Movie creation in Adobes' Character Animator and After Effects.
The Quick-n-dirty movie clip.

Prototyping the service perspective

I was in charge of designing the service aspects and the connections between the digital and the physical. Therefore I had to ensure that both the physical and the digital parts had some components (like physical: buttons, sensors, speakers and character placement on lid, etc. and digital: story-telling, sensor connection and both children and teacher views, etc.)

Delivered Design & Future

Service description

A child approaches the garbage bins with a material. She chooses the garbage bin with the correct character top and presses the button to open the mouth (lid) of the garbage bin. Sensors in the back of the garbage bin registers whether the material was correct for the chosen bin, keeps track of the level of fullness and how much material the children recycle over time. The child gets instant feedback from a speaker on the bin and data is sent to a digital service the pre-school children can access on tablets.
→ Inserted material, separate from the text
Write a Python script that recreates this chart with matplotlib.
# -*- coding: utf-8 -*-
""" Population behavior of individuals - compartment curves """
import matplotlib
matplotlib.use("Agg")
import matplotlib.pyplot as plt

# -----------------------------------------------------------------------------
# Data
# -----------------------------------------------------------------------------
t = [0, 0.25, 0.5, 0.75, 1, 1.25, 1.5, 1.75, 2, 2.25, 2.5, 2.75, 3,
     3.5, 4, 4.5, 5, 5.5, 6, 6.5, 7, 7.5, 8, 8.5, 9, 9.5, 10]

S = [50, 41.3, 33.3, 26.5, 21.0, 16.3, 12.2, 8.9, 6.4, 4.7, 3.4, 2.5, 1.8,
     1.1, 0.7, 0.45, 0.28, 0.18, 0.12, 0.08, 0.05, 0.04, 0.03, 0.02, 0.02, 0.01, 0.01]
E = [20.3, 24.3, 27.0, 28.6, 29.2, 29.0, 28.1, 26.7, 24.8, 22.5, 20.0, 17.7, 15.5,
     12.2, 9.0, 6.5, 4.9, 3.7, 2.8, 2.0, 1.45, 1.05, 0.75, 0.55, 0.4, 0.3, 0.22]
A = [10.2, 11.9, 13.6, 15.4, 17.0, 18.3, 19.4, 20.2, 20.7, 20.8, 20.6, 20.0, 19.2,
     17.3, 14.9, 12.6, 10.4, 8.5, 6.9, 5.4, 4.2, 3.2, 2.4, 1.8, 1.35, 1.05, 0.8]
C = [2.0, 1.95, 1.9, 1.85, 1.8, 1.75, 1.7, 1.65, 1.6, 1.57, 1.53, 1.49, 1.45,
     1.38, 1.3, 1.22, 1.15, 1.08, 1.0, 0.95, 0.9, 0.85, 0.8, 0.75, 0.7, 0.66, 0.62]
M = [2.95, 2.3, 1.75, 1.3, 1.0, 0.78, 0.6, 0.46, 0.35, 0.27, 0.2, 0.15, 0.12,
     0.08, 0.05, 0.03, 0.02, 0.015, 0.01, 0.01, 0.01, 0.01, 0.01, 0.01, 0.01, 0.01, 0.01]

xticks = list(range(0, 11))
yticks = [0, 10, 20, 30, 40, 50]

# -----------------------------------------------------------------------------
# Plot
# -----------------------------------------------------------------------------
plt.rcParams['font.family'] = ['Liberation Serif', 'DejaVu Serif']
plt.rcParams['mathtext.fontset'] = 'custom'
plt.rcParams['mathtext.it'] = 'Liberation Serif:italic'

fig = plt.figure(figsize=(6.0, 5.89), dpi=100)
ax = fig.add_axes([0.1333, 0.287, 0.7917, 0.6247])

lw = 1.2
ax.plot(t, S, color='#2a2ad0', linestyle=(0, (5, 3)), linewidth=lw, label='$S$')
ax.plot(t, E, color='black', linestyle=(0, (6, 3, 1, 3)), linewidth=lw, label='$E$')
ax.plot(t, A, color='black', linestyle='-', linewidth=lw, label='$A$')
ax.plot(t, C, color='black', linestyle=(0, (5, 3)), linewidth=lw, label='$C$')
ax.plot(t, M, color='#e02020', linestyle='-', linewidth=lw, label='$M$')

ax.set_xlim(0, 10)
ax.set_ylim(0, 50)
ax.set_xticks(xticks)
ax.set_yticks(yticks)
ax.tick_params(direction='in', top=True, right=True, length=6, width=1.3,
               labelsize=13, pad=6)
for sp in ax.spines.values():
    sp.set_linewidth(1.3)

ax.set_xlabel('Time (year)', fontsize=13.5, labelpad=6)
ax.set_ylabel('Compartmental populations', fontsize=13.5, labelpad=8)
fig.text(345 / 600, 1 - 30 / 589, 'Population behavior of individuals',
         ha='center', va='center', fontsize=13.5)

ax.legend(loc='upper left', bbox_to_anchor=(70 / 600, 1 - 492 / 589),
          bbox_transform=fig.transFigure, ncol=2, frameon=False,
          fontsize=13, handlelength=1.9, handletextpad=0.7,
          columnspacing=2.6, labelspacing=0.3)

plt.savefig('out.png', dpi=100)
The digital service consists of child-friendly infographics, and educational content.

Visualisation of the service description.
Visualisation of the service description.

Need for evaluation

The end of this project was more focused on conceptual refinement for communicational purposes than of evaluation - a step in any design process I believe to be of outmost importance. Since the end of the project I have many times wanted to take it up again and see what actual pre-school children would have to say about the product/service. Perhaps in the future such an opportunity will arise.